“A unique document of America’s gay rodeo subculture, National Anthem is a celebration of outsiders and the beauty of chosen families everywhere.
Growing up in Colorado with his father in the Professional Rodeo Cowboys Association, filmmaker and photographer Luke Gilford spent his formative years around the rodeo, an American institution that has often been associated with conservatism and homophobia. It was only later, when he discovered the International Gay Rodeo Association (IGRA), that he began to see himself as part of a rodeo family. The IGRA is the organizing body for the LGBTQ+ cowboy and cowgirl communities in North America—a safe space for all races and gender expressions.
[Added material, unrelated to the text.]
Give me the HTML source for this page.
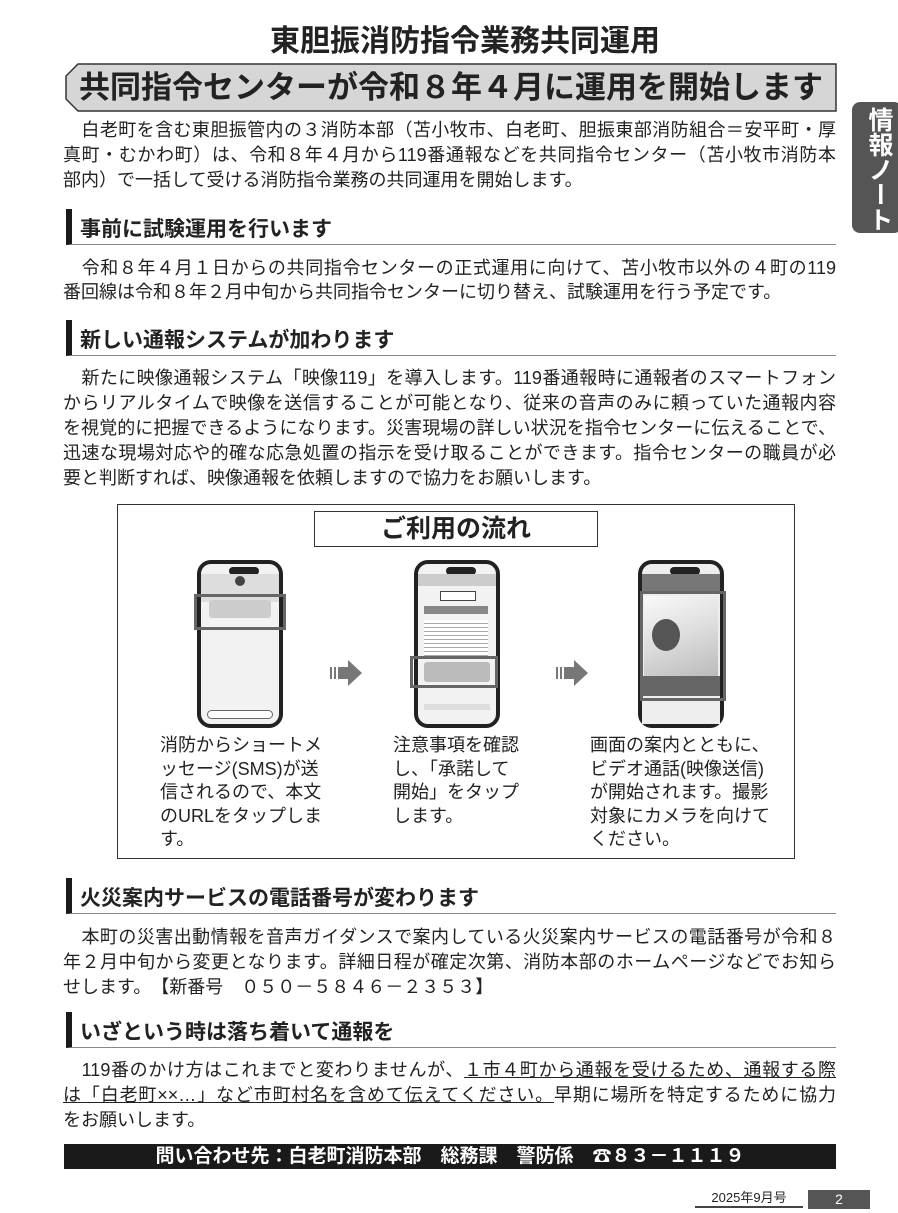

The queer rodeo brings in participants from rural regions all over America for structured educational programs and competitions, facilitating opportunities to hone athletic skills, connection and care for animals, personal integrity, self-confidence and support for one another. Gilford has spent over three years traveling the country to document this diverse and ever-evolving subculture.
Shot on medium-format film and printed in a traditional darkroom, the work is detailed and rich with emotion and color. The resulting photographs are both personal and poetic—clear testaments to Gilford's intimate relationship to the community.”
— Art Book
“National Anthem is rich with Gilford’s tenderness for his subjects while imploring us to rethink the hegemony of the American cowboy.”
— Vanity Fair
“Luke Gilford brings his uniquely queer perspective to every frame. He not only sees his subjects, Gilford recognizes and reflects them, leaving us no other choice but to understand them as they understand themselves.”
— Matthew Riemer & Leighton Brown, LGBT History
“Through his attentiveness to each picture’s composition as well as to each individual’s sense of self, Gilford offers his subjects the same care that they provide one another.”
— Drew Sawyer, Photography Curator, Brooklyn Museum
“National Anthem has helped Gilford to accept who he really is, a queer child of rural south-west America, a fact that lends his project greater poignancy. It’s a homecoming of sorts, a return to the land, a metaphor, a dream. “It’s the future,” he says, “the America we all dream of — being able to be whatever we want to be.”